Problem statement = Search the records for the word "this" and report each line that has it.

Stored data =
_ _ _ _ _

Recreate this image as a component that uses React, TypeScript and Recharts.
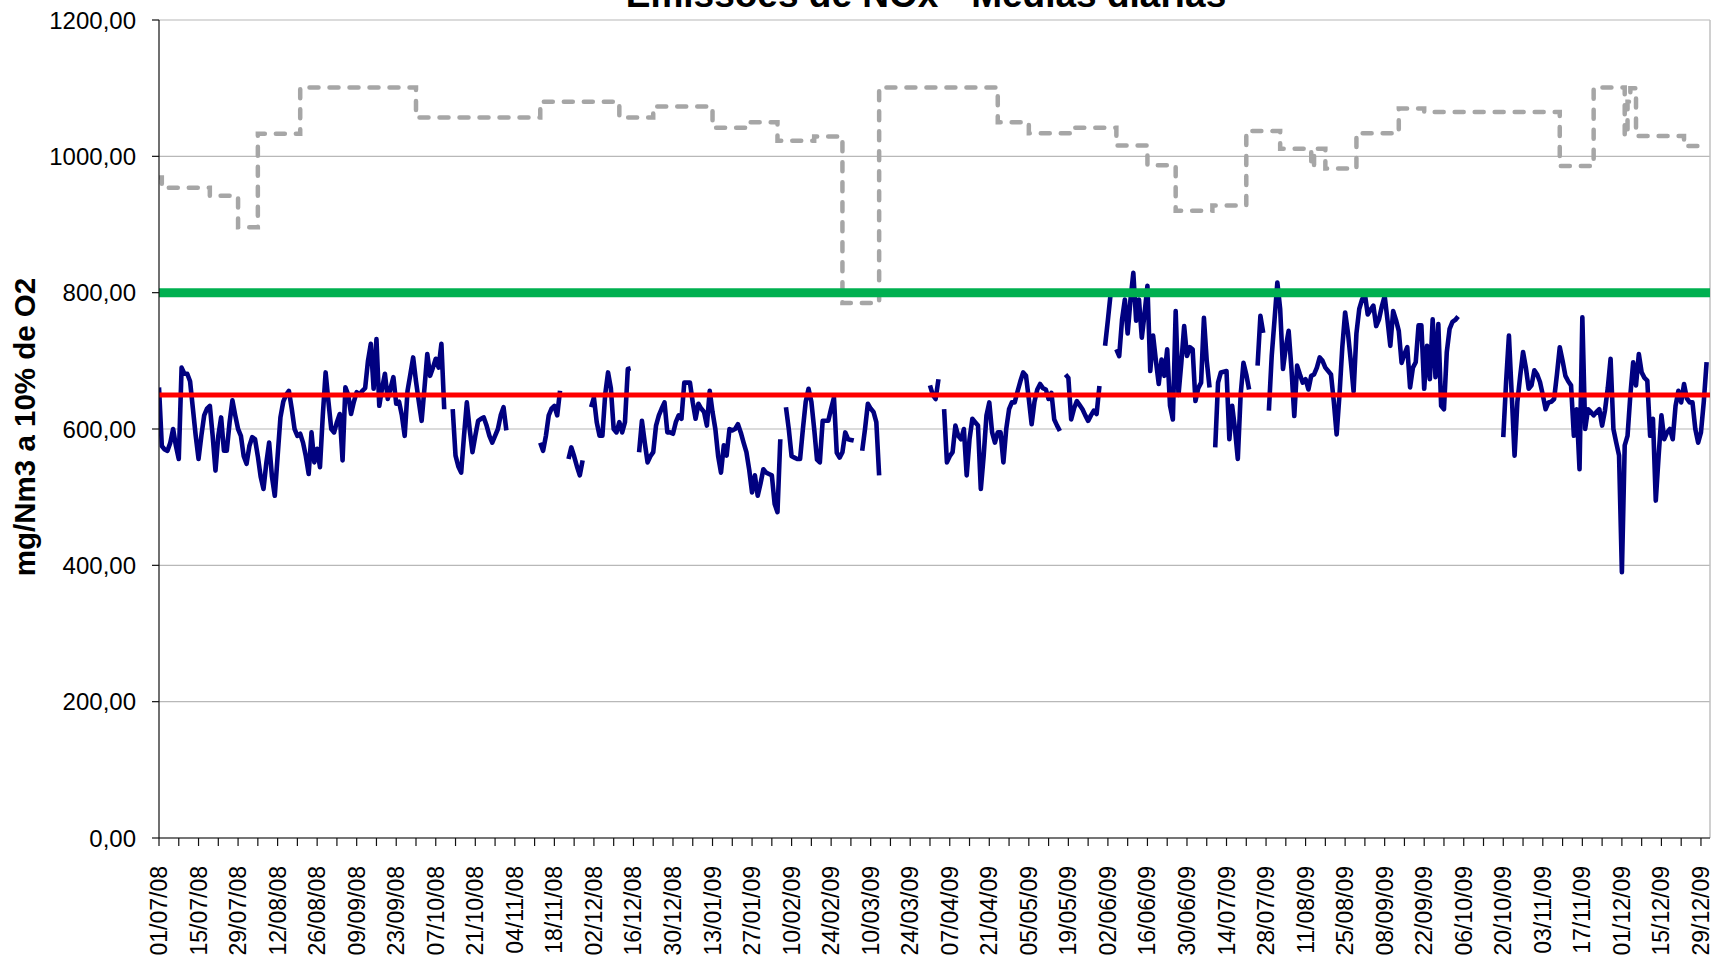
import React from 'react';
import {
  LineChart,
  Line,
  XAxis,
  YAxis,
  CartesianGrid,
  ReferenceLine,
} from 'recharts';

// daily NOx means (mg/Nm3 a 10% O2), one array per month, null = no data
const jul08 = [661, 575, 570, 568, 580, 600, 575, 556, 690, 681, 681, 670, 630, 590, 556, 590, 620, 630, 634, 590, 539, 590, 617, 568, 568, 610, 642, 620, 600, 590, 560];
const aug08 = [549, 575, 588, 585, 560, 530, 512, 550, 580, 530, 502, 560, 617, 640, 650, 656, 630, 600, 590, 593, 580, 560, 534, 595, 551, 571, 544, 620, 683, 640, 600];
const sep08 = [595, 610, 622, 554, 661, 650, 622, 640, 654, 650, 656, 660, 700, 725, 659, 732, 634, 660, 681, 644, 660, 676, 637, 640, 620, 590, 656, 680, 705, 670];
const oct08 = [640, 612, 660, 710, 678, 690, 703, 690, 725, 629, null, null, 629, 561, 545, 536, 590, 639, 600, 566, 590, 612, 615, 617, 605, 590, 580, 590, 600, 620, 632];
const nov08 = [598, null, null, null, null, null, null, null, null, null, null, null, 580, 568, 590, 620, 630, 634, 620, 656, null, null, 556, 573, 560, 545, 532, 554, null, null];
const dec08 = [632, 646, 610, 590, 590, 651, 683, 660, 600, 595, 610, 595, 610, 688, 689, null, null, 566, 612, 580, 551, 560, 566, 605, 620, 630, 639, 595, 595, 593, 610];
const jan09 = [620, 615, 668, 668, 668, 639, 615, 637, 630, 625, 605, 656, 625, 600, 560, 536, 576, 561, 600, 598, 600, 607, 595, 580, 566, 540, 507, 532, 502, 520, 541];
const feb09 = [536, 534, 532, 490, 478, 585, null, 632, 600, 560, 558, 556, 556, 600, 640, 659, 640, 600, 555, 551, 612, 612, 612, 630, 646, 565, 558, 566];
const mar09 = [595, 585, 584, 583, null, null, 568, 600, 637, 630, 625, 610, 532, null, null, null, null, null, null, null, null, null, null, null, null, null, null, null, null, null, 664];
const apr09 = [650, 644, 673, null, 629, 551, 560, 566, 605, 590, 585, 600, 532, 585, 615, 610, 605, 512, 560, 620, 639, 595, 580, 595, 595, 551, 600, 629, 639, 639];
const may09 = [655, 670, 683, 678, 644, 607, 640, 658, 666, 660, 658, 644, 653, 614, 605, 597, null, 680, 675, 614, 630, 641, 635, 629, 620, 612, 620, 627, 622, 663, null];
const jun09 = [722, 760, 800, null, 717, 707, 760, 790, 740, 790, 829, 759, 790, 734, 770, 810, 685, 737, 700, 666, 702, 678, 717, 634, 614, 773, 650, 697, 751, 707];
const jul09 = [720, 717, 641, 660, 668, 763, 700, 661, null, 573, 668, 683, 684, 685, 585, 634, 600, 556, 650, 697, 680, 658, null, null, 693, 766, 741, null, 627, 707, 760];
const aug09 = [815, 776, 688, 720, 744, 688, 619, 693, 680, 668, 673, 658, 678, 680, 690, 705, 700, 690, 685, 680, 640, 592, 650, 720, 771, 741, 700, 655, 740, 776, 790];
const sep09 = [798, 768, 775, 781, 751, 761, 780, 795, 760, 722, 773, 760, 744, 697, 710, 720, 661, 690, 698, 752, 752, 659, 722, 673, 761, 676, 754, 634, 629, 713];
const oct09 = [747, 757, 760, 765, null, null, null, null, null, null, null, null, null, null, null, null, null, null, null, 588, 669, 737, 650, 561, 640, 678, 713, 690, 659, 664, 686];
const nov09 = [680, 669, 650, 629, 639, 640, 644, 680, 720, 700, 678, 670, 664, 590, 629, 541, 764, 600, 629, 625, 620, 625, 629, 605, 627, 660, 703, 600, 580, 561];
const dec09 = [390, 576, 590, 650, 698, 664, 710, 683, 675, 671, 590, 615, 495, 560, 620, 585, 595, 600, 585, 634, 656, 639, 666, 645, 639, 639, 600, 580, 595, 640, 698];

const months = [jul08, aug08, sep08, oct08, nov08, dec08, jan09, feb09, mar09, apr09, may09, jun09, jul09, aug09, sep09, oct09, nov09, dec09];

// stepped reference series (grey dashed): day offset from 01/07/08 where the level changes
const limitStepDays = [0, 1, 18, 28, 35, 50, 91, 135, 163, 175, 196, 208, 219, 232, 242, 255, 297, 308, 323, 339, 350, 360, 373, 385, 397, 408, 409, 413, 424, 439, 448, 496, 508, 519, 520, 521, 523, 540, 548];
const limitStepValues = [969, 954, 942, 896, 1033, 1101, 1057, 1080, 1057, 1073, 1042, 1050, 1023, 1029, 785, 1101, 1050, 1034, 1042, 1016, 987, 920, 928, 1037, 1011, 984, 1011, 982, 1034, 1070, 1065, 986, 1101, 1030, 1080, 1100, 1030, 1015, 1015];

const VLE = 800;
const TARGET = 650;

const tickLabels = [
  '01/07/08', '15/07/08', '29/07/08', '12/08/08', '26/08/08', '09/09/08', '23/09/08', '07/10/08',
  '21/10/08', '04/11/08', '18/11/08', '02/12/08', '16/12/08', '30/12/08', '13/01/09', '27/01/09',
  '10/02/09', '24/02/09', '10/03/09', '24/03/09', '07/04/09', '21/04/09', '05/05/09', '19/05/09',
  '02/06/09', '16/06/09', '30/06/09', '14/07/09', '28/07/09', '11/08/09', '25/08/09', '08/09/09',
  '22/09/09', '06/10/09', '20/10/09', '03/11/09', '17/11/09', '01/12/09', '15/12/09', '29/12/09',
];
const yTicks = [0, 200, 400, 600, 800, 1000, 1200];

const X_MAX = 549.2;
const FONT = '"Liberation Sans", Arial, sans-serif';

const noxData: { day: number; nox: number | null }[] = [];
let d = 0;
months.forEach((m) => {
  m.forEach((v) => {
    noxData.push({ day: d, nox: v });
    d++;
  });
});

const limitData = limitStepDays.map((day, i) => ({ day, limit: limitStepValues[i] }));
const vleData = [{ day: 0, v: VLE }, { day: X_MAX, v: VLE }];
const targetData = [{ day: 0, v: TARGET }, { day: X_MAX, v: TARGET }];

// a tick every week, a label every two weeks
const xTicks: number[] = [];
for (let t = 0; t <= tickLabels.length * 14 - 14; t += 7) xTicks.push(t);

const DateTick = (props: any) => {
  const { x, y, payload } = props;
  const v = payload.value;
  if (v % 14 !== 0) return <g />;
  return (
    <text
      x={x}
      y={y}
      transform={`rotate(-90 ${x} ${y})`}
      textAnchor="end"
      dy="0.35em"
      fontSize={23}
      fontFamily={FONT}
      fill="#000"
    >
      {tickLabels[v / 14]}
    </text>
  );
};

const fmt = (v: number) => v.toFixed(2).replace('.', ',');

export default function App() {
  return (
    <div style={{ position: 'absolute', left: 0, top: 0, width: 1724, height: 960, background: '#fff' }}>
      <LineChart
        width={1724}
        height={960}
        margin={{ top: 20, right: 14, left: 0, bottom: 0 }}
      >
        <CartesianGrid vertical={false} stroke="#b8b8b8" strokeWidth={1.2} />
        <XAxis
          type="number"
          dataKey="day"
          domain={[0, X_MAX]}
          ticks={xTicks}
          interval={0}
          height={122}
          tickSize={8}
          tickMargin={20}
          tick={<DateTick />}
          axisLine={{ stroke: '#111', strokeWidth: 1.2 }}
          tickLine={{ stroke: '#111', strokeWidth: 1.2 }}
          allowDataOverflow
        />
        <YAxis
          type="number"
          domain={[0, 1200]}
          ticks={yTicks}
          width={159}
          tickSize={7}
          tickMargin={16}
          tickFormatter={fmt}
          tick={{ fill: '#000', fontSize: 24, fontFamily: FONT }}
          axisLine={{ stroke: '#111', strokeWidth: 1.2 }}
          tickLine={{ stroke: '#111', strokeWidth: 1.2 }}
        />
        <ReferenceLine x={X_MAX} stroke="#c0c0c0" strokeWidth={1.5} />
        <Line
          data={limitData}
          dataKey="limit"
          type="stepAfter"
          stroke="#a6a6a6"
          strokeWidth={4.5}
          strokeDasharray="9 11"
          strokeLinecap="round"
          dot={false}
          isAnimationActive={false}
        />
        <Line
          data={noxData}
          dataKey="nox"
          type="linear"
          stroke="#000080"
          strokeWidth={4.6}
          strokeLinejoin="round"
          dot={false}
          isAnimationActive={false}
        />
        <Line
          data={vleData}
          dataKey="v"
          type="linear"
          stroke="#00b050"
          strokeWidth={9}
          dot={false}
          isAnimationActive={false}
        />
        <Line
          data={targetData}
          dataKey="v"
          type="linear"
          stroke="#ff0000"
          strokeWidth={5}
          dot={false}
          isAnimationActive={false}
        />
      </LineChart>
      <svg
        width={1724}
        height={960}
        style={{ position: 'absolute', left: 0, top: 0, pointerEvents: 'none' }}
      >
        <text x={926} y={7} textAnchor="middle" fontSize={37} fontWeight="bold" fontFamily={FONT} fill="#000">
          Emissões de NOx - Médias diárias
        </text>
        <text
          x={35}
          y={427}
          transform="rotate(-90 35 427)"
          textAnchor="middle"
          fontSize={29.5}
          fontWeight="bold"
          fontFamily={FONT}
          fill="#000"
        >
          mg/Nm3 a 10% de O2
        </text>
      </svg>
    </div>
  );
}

_ _ _ _ _

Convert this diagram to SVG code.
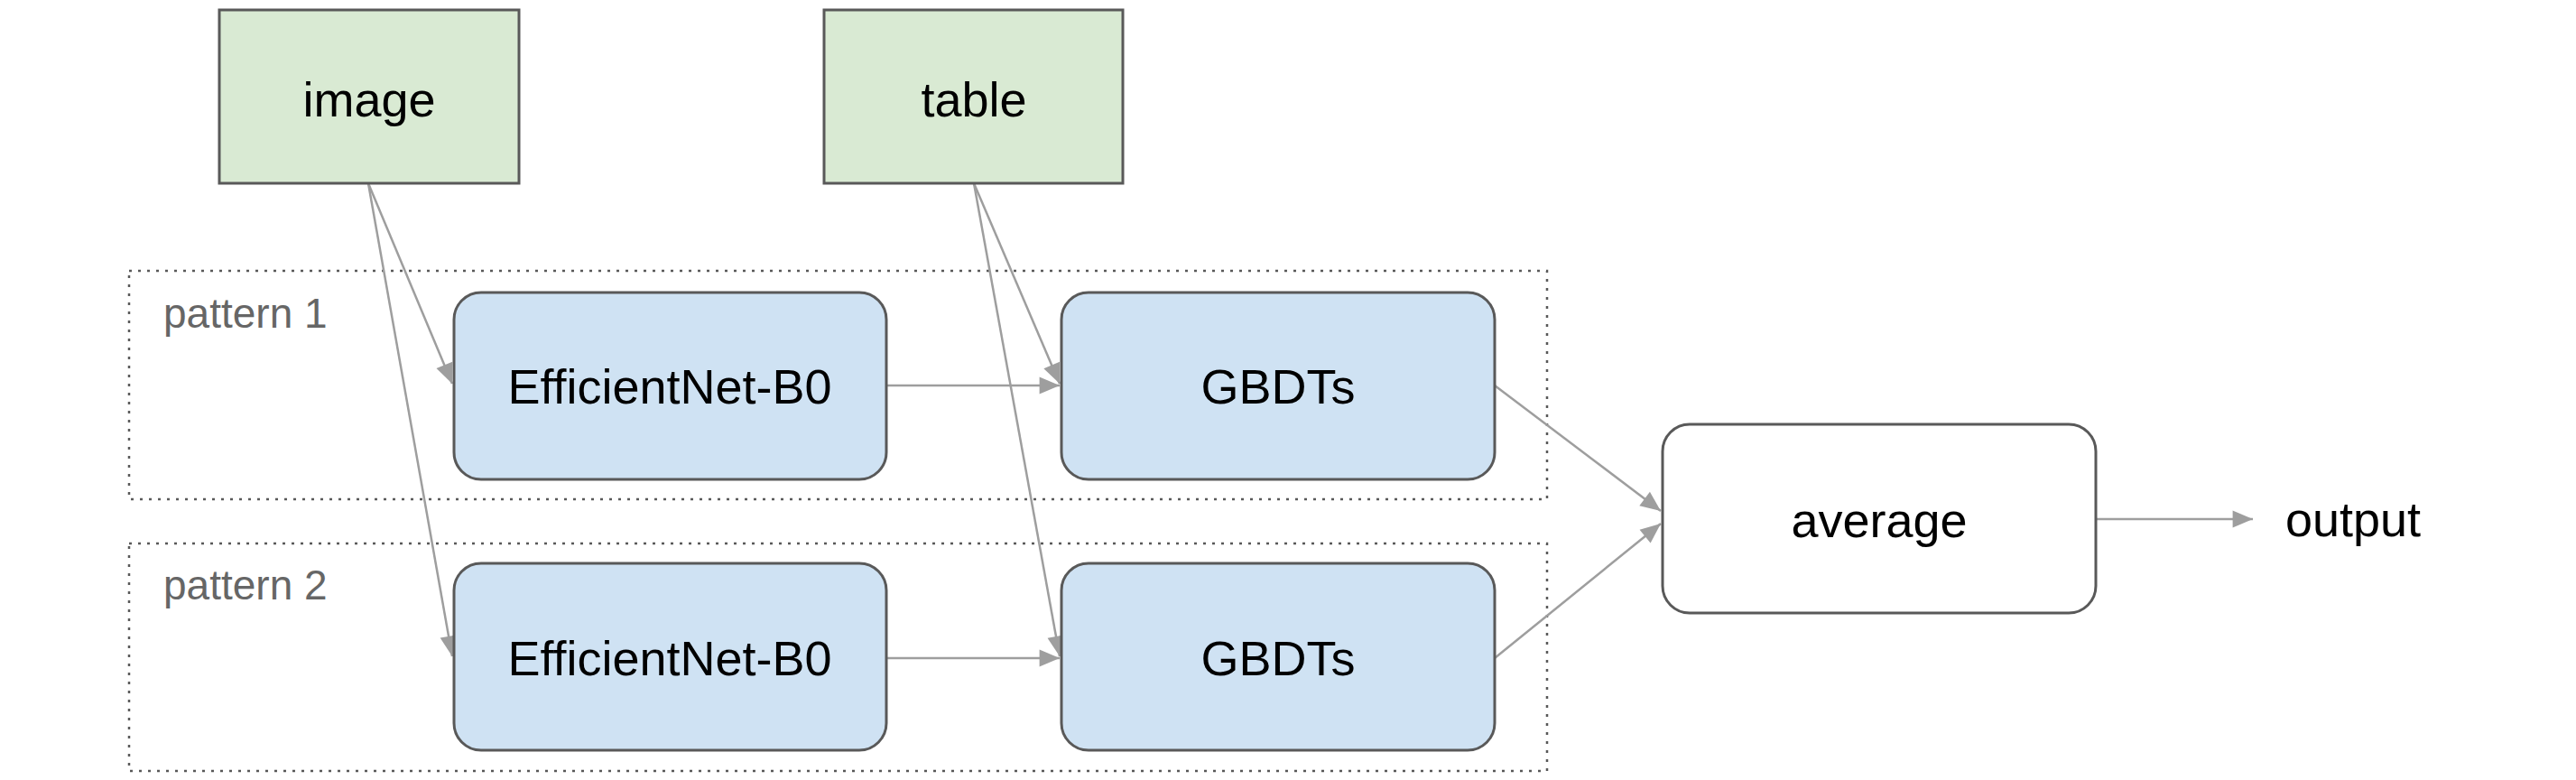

_ _ _ _ _

Complete answer =
Recreate this image as a component that uses React, TypeScript and Recharts.
Convert this diagram to SVG code.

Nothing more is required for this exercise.